7.10.2010

It happened

I knew it would happen eventually but I figured I'd be older....like 40...40ish.
In fact, I did not even know that it happened. The actual "happening" occurred sometime ago and I just realized it.

It was a Thursday morning. I know that because I remember being exhausted which contributed to my self loathing. The gal sitting next to me was probably 30ish....my age. We were sitting next to each other and she bent over in her chair to grab something from her purse. The way she jolted when she dove down caused me to glance over. There it was in plain sight. Her Victoria's Secret thong underwear. I know that because I have the same pair. At the moment I saw the top of her thong peaking out the top of her pants it hit me. I no longer wore thongs. I no longer wore cute underwear. I wore.....drum roll...comfortable underwear! Shit. Seriously? When did this happen? Comfortable underwear?

I started to sweat realizing that I couldn't remember the last time I wore sexy underwear...actually the last time I really felt sexy. Her we go....so what's next? Only practical shoes? Short hair because it's easier? Mom Jeans? I know that I am still young and I look young and I definetly still act young. But seriously? I have always preached that I was not going to let "that" happen. Now, don't get me wrong I did not go from thong to granny panties that could be used as a schrug. But am I on that path? Is this how it goes? Is this the progression of underwear?

I decided to run home (cause I guess I had nothing else to do) and fix this situation. I quickly changed from my black panties to a thong. Did I immediately feel my youth was back? Hell no. Did I feel sexier....uh, let's not go there. I threw my pants back on and walked back out the door with my head held high. I slid into the driver's seat and woop....the thong was certainly back (for those of you who have or do wear thongs you know what I mean). Okay......Quick adjustment and I drove away.

The day transpired as usual. While putting her to bed, I bent down to pick up something and she was behind me. My baggy sweats (sexy) had slipped down so the inevitable thong peek was in full effect. She said to me "Mommy what happen to your panties? Are they broken?"
Of course I laughed. How could  I not?
"No, they are not broken. But thank you for noticing."
"Your welcome." She replied and jumped into bed.

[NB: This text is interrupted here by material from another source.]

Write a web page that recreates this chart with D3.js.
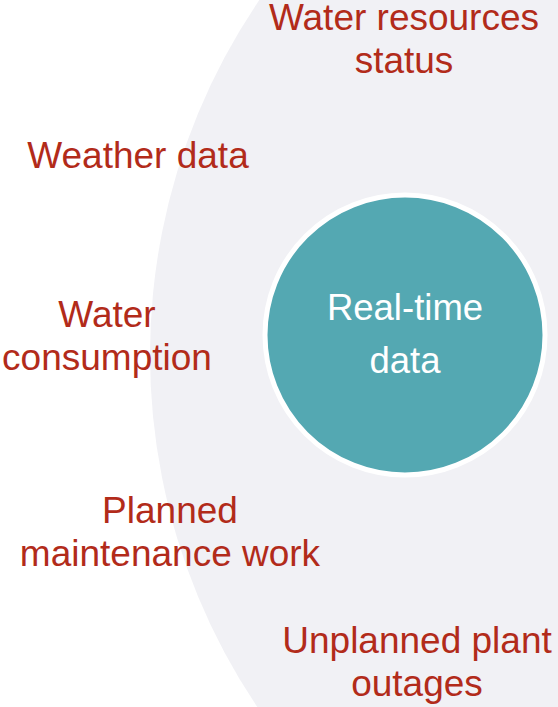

The thongs are out of retirement. The panties are in the bull pen and it's only a matter of time before they will be back in the game.

3 comments:

dani jane said...

I have been questioned many times, by my girls, about the "thongs". Lea imitates me periodically by shoving her own panties in her crack. Both girls want to know when they can wear them???? Grace has made a habit out of announcing and "correcting" her "wedgie". And Boyd thinks my classic bikini undies kick my thong undies "ass" in the sexy departmeent!

Joann Mannix said...

Don't ever give up the thong. My girls are teenagers and I'm still there. It is all a good fight, but you've got to keep your hands raised, fists clenched. I will never succumb to mom jeans or sensible shoes, ever, ever, ever. Because my high heels and my thongs and my cool but tasteful jeans keep me feeling young. And after all, it is all in the attitude.

Andrea C Lagourgue said...

This morning she saw me in my thong and told me my butt was eating my panties....the same thing I tell her when her panties, bathing suit or leotard ride up....Just glad she didn't say that my butt looks like cottage cheese. She'll probably say that tomorrow!